Showing posts with label sketchbook. Show all posts
Showing posts with label sketchbook. Show all posts

Saturday, 23 July 2011

Four figures

Day six and the kitchen works are still doing. The plasterers arrived at some unearthly hour this morning; painful but it’s good to be getting it all done in one go rather than dragging it out. It’s beginning to look like a kitchen again now although still no sink or cooker. The absence of the sink has been the worst thing; you don’t realise how much you rely on it until it’s not there. We’ve resorted to paper plates to minimise the awkwardness of trying to wash up in a small cloakroom basin. It’s like camping only worse!

The studio has been full of kitchen parts, dishwasher and workmen all week so no printing or painting sadly. I have been drawing though; with a collection of small objects (above) which don’t take up much space, I’m pursuing my still life studies. Quick sketches of these four figures which I gathered together in a random but connected way… they seemed to fit well together, similar size and colour. Brass bell, Buddha and bodies. The brass bell has been knocking around since I was a kid – I remember playing with it when I was only just old enough to remember. The jade Buddha figure is a relatively recent acquisition and the two armless, legless, headless torsos I made from FIMO whilst doing A level art at sixth form, too many years ago now. They are quite satisfying shapes to draw and remind me of a fairly pivotal time in my art career. A little paint next I think.

Tuesday, 3 March 2009

What’s the purpose of this blog?
Partly for me to record my progress learning a new technique and partly as a place for me to reflect on my art practice. I would say that 80% of the creative process for me goes on in my head. I tend to mull over ideas for weeks before actually putting anything on paper, card, zinc or wood; presumably this can be said for most artists to some extent. I do make a few notes in my sketchbook but they’re minimal.


The first thing I discovered about wood engraving was that it’s by no means as easy as it looks! Much more difficult than linocutting, not just because the matrix is harder, but because one is working on a much smaller scale. I very much admire the work of engravers such as Hilary Paynter and Jim Westergard and I suppose in my ignorance, I was aiming for that kind of neatness and detail straight away. Think again Jo. Obviously, to produce that kind of work takes years of practice and an innate talent that no amount of hard work can produce. So, here on this blog, you can see my humble, clumsy but well-intentioned beginnings.

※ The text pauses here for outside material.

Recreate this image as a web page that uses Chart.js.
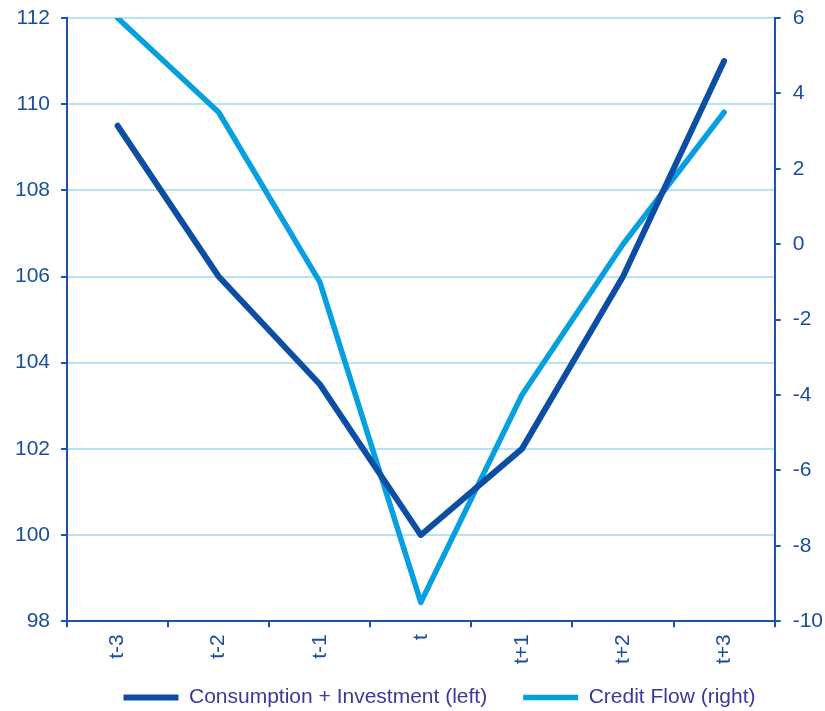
<!DOCTYPE html>
<html>
<head>
<meta charset="utf-8">
<script src="https://cdn.jsdelivr.net/npm/chart.js@4/dist/chart.umd.min.js"></script>
<style>
  html, body { margin: 0; padding: 0; background: #fff; }
  #wrap { width: 825px; height: 711px; position: relative; }
</style>
</head>
<body>
<div id="wrap"><canvas id="chart"></canvas></div>
<script>
const periods = ["t-3", "t-2", "t-1", "t", "t+1", "t+2", "t+3"];
const consumptionInvestment = [109.5, 106, 103.5, 100, 102, 106, 111];
const creditFlow = [6, 3.5, -1, -9.5, -4, 0, 3.5];

const axisBlue = '#1a55a8';
const tickText = '#1a4e9c';
const gridBlue = '#b7e2f6';
const fontFamily = 'Liberation Sans, Arial, sans-serif';

// the original legend sits a bit right of centre and hugs the bottom edge
const legendShift = {
    id: 'legendShift',
    afterLayout(chart) {
        const lg = chart.legend;
        lg.left += 20;
        lg.right += 20;
        lg.top -= 20;
    }
};

// let the top tick label hang over the edge instead of pushing the plot down
function noTopPad(scale) {
    scale.paddingTop = 0;
}

const ctx = document.getElementById('chart').getContext('2d');
new Chart(ctx, {
    type: 'line',
    data: {
        labels: periods,
        datasets: [{
            label: 'Consumption + Investment (left)',
            data: consumptionInvestment,
            borderColor: '#0c4ea3',
            backgroundColor: '#0c4ea3',
            borderWidth: 6,
            borderCapStyle: 'round',
            borderJoinStyle: 'round',
            pointRadius: 0,
            tension: 0,
            yAxisID: 'y'
        }, {
            label: 'Credit Flow (right)',
            data: creditFlow,
            borderColor: '#06a0e0',
            backgroundColor: '#06a0e0',
            borderWidth: 5.5,
            borderCapStyle: 'round',
            borderJoinStyle: 'round',
            pointRadius: 0,
            tension: 0,
            yAxisID: 'y1'
        }]
    },
    options: {
        responsive: true,
        maintainAspectRatio: false,
        animation: false,
        layout: { padding: { left: 4, right: -10, top: 18, bottom: 0 } },
        plugins: {
            tooltip: { enabled: false },
            legend: {
                position: 'bottom',
                maxHeight: 40,
                labels: {
                    usePointStyle: true,
                    pointStyle: 'line',
                    pointStyleWidth: 55,
                    color: '#3a3a9a',
                    font: { family: fontFamily, size: 21 },
                    padding: 36
                }
            }
        },
        scales: {
            x: {
                offset: true,
                grid: {
                    offset: true,
                    drawOnChartArea: false,
                    drawTicks: true,
                    tickLength: 6,
                    tickColor: axisBlue,
                    lineWidth: 2
                },
                border: { color: axisBlue, width: 2 },
                ticks: {
                    color: tickText,
                    minRotation: 90,
                    maxRotation: 90,
                    padding: 7,
                    font: { family: fontFamily, size: 21 }
                }
            },
            y: {
                position: 'left',
                min: 98,
                max: 112,
                afterFit: noTopPad,
                grid: {
                    color: gridBlue,
                    lineWidth: 2,
                    tickLength: 6,
                    tickColor: axisBlue
                },
                border: { color: axisBlue, width: 2 },
                ticks: {
                    stepSize: 2,
                    color: tickText,
                    padding: 11,
                    font: { family: fontFamily, size: 21 }
                }
            },
            y1: {
                position: 'right',
                min: -10,
                max: 6,
                afterFit: noTopPad,
                grid: {
                    drawOnChartArea: false,
                    lineWidth: 2,
                    tickLength: 6,
                    tickColor: axisBlue
                },
                border: { color: axisBlue, width: 2 },
                ticks: {
                    stepSize: 2,
                    color: tickText,
                    padding: 12,
                    font: { family: fontFamily, size: 21 }
                }
            }
        }
    },
    plugins: [legendShift]
});
</script>
</body>
</html>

I started off with a box of practice blocks; hence the odd shapes of some of my initial prints. I quite like that actually – gives another dimension to the work. Certainly I think it worked with Comedy and Tragedy (below in previous post).

Wood engraving (as any method of relief printmaking) produces very different results to etching. I’ve had to reorder my way of thinking about an image; instead of working from light to dark as one does with etching, drawing the darks onto the plate, I now have to work from dark to light, cutting out the lights from the dark of the block – if that makes sense. Also, the whole process of creating tone and texture is very different. The possibilities are endless with etching – with wood engraving, there seem to be many more constraints. And yet, look at Hilary Paynter’s Goblin Market or Jim Westergard’s The Artist as a Viking and you see that it can be done. First task then is to experiment with different mark-making techniques.